The shocked expression of Ninoy Aquino as the bullet enters his head, Imelda Marcos in an erroneous portrayal as an Assyrian queen, and Ferdinand Marcos’ vandalized bust are isolated and rendered again and again to drill the images into memory.
Abad fears that the real stories behind the images might be forgotten or revised into someone’s self-serving tale.
He rings the alarm on current attempts at historical revisionism, more specifically the insistence of a noisy minority that Marcos was a war hero and thus deserved to be buried at the Libingan ng mga Bayani.
Recent events
Abad says his second Silverlens exhibition “continues his engagement with Philippine political history… the problematic cultural legacy of the dictatorship in light of recent events to rehabilitate this dark chapter of the nation’s history.”
On one wall of the gallery, the artist hangs seven (Marcos’ favorite number) framed prints of the head-size image of the strongman’s defaced hillside bust.
Abad recalls the original concrete work was erected in Benguet in the 1980s at the height of what he calls Marcos’ megalomania. Ibaloi tribesmen residing in the area were shooed to give way to the construction of a 30-meter-high monument. It was eventually destroyed reportedly by treasure hunters looking for the wartime treasure believed to have been left by Imperial Japanese Army general Tomoyuki Yamashita.
Abad also pays homage to sculptor Anastacio Caedo’s piece, “Studies From a Forgotten Monument,” which stood at the corner of Ayala Avenue and Paseo de Roxas, Makati. It shows Aquino falling down the tarmac at the moment he was shot.
He rendered the sculpture’s head into the size of an angry fist and reproduced 327 pieces to represent the 3,270 victims of martial rule and abuse.
Abad explains that the Aquino assassination in 1983 was “a moment of violence but also of heroism. That incident turned him into a hero. It should be a moment we need to remember.”
The repetition is necessary, he stresses: “Repetition as remembering is very important… The worry is that we always forget.

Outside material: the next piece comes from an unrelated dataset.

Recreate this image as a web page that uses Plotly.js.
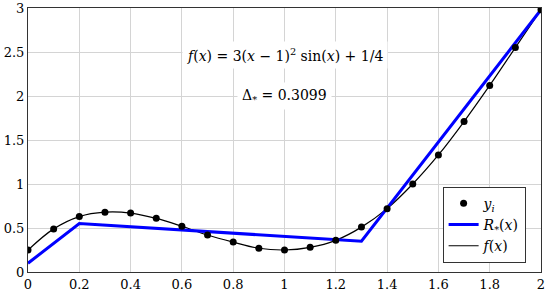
<!DOCTYPE html>
<html>
<head>
<meta charset="utf-8">
<script src="https://cdn.plot.ly/plotly-3.0.1.min.js"></script>
<style>
  html, body { margin: 0; padding: 0; background: #fff; }
  #chart { width: 550px; height: 293px; }
</style>
</head>
<body>
<div id="chart"></div>
<script>
// sample points y_i
const xi = [0, 0.1, 0.2, 0.3, 0.4, 0.5, 0.6, 0.7, 0.8, 0.9, 1.0,
            1.1, 1.2, 1.3, 1.4, 1.5, 1.6, 1.7, 1.8, 1.9, 2.0];
const yi = [0.25, 0.49, 0.63, 0.68, 0.67, 0.61, 0.52, 0.42, 0.34, 0.27, 0.25,
            0.28, 0.36, 0.51, 0.72, 1.0, 1.33, 1.71, 2.12, 2.55, 2.98];

// piecewise linear approximation R_*(x)
const rx = [0, 0.2, 1.3, 2.0];
const ry = [0.1, 0.55, 0.35, 2.98];

const serif = "'DejaVu Serif', serif";

const traces = [
  {
    x: xi, y: yi, name: '<i>f</i>(<i>x</i>)',
    type: 'scatter', mode: 'lines',
    line: { color: '#000', width: 1.2, shape: 'spline' },
    legendrank: 3
  },
  {
    x: rx, y: ry, name: '<i>R</i><sub>*</sub>(<i>x</i>)',
    type: 'scatter', mode: 'lines',
    line: { color: '#0000ff', width: 3 },
    legendrank: 2
  },
  {
    x: xi, y: yi, name: '<i>y<sub>i</sub></i>',
    type: 'scatter', mode: 'markers',
    marker: { color: '#000', size: 7 },
    legendrank: 1
  }
];

const axisCommon = {
  showgrid: true,
  gridcolor: '#d4d4d4',
  gridwidth: 1,
  showline: true,
  linecolor: '#333',
  linewidth: 1,
  mirror: true,
  zeroline: false,
  ticks: '',
  tickfont: { family: serif, size: 13, color: '#000' }
};

const layout = {
  width: 550,
  height: 293,
  margin: { l: 28, r: 9, t: 8, b: 21 },
  paper_bgcolor: '#fff',
  plot_bgcolor: '#fff',
  font: { family: serif, color: '#000' },
  xaxis: Object.assign({}, axisCommon, {
    range: [0, 2], tickvals: [0, 0.2, 0.4, 0.6, 0.8, 1, 1.2, 1.4, 1.6, 1.8, 2],
    ticktext: ['0', '0.2', '0.4', '0.6', '0.8', '1', '1.2', '1.4', '1.6', '1.8', '2']
  }),
  yaxis: Object.assign({}, axisCommon, {
    range: [0, 3], tickvals: [0, 0.5, 1, 1.5, 2, 2.5, 3],
    ticktext: ['0', '0.5', '1', '1.5', '2', '2.5', '3']
  }),
  legend: {
    x: 0.97, y: 0.035, xanchor: 'right', yanchor: 'bottom',
    bgcolor: '#fff', bordercolor: '#333', borderwidth: 1,
    font: { family: serif, size: 14, color: '#000' },
    traceorder: 'normal',
    tracegroupgap: 0,
    itemwidth: 30
  },
  annotations: [
    {
      x: 1, y: 2.47, xref: 'x', yref: 'y', showarrow: false,
      text: '<i>f</i>(<i>x</i>) = 3(<i>x</i> − 1)<sup>2</sup> sin(<i>x</i>) + 1/4',
      font: { family: serif, size: 14, color: '#000' },
      bgcolor: '#fff', borderpad: 4
    },
    {
      x: 1, y: 2.0, xref: 'x', yref: 'y', showarrow: false,
      text: 'Δ<sub>*</sub> = 0.3099',
      font: { family: serif, size: 14, color: '#000' },
      bgcolor: '#fff', borderpad: 4
    }
  ]
};

Plotly.newPlot('chart', traces, layout, { displayModeBar: false, staticPlot: true });
</script>
</body>
</html>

I used images that already exist in the people’s minds, a way for them to revisit and look at these images in a different way.”
In the final work, Imelda’s face is reprinted in 10 silk twill scarves made in the United Kingdom.
The story goes that Imelda was made to believe by an Indian mystic that she’s the reincarnation of the Assyrian queen Semiramis. But in an act of myth-making gone awry, a commissioned painting borrowed Egyptian Queen Nefertiti’s profile instead.
“This bizarre myth of reincarnation was among the many that scaled the heights of political fantasy and misrepresentation during the Marcos regime,” says Abad, “which continue to enthrall as they lead to political ruin.”
The artist emblazoned the scarves with political protest signs. He points to a trio quoting placards made by the artist David Medalla, like one saying “A Bas Las Mystification! Down With The Philistines!” that Medalla held up at the opening night of the Cultural Center of the Philippines in 1969.
A more current scarf message warns that “History Has Its Eyes on You,” something Abad borrows from the Broadway hit musical “Hamilton.” He says the line is relevant to the times and can be considered an anti-revisionist sentiment.
Multiple accounts
Abad has two other ongoing exhibits—“Recourvrir, Ensabler, Copier, Traduire, Restituer” in Paris that runs until April 16, and “Soil and Stones, Songs and Souls” currently at the Para Site gallery in Hong Kong.
“Counternarratives” is taken from an anthology of American author John Keene that draws upon “multiple accounts—memoirs, newspaper articles and speculative fiction—to offer new perspectives on the past and the present.”
Abad says he used the same approach by “translating stories from historical residue into images and objects that reflect on acts of mythmaking, monumentalizing and forgetting.”
“Remembering cannot be an afterthought,” he tells Lifestyle in an exclusive interview. “It has to be a really active force. We should do it now because things that you think were set in stone are being changed right in front of you.”
He adds: “For me, there was an urgency to do the show. It deals with obvious characters, the most obvious characters in fact, in our history.”
Abad again emphasizes his warning against revisionism. “Unlike Romania and the experience with dictator (Nicolae) Ceausescu, we were unable to institutionalize (our) memories. My project is to create these sights for remembering… What I find interesting is that things that you used to think before as fragments of the past now look like what the future might be.”